**Work to complete:**
Transcribe the material from its first line onward, ending with the line that contains "x_bot_olive = [2400, 3600]" and adding nothing beyond it.

---------- Supplied records

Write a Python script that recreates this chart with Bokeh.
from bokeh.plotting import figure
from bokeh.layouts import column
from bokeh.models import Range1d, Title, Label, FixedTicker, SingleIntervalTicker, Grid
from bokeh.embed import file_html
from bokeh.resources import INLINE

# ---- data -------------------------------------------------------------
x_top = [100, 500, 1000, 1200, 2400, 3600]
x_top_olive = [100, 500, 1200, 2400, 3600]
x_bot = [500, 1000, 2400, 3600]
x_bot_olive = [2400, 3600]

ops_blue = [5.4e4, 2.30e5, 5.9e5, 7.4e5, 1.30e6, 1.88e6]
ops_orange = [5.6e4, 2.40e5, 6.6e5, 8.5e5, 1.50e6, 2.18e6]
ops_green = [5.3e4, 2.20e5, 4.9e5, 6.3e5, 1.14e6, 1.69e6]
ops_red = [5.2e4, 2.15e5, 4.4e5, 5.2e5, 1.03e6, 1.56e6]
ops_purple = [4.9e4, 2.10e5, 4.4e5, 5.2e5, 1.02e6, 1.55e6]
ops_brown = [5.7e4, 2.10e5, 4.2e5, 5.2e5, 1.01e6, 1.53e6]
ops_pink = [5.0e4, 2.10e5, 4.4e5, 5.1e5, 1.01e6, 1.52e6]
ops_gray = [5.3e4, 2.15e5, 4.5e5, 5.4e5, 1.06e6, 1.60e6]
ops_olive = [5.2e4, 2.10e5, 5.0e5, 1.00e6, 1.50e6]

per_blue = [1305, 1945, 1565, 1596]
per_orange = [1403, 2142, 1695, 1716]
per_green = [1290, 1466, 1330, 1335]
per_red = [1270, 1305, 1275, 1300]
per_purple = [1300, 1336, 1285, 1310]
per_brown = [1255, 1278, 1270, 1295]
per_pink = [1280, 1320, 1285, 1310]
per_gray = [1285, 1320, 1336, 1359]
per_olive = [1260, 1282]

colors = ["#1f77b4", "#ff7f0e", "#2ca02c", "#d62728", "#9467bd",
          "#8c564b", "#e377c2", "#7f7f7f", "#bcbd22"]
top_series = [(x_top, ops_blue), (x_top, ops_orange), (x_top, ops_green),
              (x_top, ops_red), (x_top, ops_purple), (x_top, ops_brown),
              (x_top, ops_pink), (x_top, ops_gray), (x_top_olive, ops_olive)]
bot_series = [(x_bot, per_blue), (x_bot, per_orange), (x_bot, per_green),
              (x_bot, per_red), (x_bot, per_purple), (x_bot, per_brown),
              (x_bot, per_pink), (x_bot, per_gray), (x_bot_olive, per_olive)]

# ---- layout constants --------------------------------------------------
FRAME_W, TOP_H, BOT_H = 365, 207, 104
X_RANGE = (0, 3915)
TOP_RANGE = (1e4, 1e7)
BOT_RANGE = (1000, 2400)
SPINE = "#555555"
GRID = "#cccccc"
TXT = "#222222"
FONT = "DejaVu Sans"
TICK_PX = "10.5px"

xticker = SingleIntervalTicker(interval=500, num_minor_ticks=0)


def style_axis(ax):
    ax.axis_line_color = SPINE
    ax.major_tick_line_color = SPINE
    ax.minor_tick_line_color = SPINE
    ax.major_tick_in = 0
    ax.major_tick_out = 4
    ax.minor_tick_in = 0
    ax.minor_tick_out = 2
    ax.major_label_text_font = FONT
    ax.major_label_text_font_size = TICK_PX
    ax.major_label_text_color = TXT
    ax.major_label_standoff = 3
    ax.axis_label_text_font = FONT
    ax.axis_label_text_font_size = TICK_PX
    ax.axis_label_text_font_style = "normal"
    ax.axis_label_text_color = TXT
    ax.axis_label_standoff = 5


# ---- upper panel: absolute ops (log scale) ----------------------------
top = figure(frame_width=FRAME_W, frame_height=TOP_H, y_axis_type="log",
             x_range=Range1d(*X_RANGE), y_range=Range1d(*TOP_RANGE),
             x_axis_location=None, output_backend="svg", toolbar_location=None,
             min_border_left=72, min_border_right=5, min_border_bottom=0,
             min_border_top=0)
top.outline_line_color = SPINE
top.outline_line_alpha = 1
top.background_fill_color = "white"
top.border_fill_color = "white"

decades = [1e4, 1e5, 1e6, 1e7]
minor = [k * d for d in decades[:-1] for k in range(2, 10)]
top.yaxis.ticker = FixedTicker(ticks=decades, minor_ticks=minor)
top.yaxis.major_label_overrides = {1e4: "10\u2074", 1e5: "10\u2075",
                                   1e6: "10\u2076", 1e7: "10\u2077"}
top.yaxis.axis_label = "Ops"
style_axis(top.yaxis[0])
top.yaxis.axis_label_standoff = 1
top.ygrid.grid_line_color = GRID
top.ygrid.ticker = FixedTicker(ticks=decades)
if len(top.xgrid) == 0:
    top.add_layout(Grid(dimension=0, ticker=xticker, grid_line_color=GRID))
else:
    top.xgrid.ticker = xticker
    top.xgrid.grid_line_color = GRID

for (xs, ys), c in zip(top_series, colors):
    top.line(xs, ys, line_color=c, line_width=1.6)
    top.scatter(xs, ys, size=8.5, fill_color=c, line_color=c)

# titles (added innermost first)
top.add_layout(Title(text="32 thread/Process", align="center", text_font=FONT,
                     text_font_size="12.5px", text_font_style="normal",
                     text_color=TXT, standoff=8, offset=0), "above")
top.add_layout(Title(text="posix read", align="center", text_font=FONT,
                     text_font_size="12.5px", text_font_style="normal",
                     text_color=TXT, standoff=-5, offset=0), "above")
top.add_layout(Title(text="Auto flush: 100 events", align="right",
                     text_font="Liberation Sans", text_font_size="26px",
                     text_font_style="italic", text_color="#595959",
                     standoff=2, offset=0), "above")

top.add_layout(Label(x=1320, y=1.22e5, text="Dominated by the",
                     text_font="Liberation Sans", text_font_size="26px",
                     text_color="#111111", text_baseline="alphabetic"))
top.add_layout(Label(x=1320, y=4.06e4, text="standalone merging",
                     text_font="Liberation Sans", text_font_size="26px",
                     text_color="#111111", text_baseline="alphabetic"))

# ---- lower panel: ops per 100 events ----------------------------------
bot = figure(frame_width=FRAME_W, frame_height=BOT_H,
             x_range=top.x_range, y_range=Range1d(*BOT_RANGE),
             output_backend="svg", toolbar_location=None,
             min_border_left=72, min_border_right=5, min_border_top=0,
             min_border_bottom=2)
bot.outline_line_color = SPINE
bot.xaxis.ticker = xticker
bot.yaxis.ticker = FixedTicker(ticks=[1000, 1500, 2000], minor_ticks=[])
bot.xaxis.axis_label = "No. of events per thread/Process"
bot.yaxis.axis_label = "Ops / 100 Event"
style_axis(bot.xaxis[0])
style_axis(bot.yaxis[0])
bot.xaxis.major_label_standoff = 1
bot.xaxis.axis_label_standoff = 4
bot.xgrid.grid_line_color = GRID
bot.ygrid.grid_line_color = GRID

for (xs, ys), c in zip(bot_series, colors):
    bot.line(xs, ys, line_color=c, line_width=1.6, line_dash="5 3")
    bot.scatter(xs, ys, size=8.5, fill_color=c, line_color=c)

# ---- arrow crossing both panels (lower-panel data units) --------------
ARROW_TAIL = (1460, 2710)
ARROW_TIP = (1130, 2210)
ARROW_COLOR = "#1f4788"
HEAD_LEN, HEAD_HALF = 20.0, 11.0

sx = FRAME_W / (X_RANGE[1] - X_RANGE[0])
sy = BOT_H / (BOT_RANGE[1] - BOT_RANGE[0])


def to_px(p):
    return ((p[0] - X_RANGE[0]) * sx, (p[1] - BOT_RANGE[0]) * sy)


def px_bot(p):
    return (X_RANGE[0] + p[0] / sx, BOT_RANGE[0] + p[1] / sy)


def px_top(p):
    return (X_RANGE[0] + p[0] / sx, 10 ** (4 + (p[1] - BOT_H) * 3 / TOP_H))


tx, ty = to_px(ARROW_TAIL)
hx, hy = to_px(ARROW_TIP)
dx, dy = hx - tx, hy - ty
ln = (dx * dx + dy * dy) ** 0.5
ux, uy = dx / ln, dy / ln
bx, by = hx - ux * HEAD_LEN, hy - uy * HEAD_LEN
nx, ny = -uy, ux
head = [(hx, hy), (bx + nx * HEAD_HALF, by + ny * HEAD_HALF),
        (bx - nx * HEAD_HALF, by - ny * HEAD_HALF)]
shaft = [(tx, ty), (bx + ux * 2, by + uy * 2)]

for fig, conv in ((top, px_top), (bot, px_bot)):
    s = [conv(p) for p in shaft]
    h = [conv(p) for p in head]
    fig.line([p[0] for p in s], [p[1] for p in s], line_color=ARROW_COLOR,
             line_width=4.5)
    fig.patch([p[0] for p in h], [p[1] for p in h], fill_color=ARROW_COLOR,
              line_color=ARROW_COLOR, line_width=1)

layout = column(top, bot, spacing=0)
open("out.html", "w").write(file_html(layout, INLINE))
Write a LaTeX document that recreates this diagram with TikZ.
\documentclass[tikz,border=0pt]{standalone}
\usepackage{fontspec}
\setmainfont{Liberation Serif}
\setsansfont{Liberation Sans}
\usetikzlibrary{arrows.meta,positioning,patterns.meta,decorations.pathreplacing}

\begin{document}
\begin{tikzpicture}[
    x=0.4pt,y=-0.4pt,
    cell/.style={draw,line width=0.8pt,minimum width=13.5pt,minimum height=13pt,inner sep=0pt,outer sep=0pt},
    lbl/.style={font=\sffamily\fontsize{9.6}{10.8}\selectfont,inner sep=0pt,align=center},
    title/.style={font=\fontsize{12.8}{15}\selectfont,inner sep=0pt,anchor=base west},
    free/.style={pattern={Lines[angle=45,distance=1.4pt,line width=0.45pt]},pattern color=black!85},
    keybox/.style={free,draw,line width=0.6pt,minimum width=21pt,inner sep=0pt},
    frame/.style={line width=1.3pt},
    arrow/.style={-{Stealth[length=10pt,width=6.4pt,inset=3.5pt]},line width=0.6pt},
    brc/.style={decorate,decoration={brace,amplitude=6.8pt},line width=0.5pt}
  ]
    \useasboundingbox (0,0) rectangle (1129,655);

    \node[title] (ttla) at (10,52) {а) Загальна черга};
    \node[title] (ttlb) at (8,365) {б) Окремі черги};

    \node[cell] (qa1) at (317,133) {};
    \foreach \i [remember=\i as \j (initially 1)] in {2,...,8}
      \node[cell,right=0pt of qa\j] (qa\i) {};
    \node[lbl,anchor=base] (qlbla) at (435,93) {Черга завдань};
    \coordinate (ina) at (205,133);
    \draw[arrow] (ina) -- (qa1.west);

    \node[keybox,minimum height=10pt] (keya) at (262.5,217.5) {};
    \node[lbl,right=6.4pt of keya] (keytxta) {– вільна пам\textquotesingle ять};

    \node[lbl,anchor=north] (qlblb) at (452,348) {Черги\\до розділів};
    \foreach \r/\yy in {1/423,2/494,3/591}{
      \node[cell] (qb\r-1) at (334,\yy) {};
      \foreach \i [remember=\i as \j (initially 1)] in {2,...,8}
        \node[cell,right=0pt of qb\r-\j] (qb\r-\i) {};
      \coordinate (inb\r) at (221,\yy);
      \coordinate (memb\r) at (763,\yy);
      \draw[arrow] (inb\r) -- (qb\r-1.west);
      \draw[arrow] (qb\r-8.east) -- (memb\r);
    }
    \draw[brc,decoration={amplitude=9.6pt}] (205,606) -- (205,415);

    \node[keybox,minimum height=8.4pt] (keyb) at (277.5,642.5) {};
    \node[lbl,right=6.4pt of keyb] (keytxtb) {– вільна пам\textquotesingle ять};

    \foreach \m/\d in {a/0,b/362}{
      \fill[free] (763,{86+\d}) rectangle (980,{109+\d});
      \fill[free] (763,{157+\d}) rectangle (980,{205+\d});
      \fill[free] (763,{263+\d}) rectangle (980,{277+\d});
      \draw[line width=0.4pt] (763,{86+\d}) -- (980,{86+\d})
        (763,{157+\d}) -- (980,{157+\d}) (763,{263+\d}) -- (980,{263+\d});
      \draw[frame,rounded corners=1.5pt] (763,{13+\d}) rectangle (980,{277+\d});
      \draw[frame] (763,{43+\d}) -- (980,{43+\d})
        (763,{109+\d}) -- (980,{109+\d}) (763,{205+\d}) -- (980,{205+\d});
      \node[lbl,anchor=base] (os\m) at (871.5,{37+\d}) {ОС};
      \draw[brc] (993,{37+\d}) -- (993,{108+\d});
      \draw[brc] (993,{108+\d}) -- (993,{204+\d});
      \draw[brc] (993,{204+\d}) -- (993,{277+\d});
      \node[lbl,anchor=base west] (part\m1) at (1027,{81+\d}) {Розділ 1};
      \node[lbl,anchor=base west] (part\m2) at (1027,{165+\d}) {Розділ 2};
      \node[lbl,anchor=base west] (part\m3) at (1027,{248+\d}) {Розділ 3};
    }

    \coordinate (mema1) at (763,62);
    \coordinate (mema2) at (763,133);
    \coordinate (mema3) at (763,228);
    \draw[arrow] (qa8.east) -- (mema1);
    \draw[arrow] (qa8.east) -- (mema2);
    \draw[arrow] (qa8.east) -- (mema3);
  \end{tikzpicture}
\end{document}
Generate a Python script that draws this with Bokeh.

--------------------

**Full solution:**
Write a Python script that recreates this chart with Bokeh.
from bokeh.plotting import figure
from bokeh.layouts import column
from bokeh.models import Range1d, Title, Label, FixedTicker, SingleIntervalTicker, Grid
from bokeh.embed import file_html
from bokeh.resources import INLINE

# ---- data -------------------------------------------------------------
x_top = [100, 500, 1000, 1200, 2400, 3600]
x_top_olive = [100, 500, 1200, 2400, 3600]
x_bot = [500, 1000, 2400, 3600]
x_bot_olive = [2400, 3600]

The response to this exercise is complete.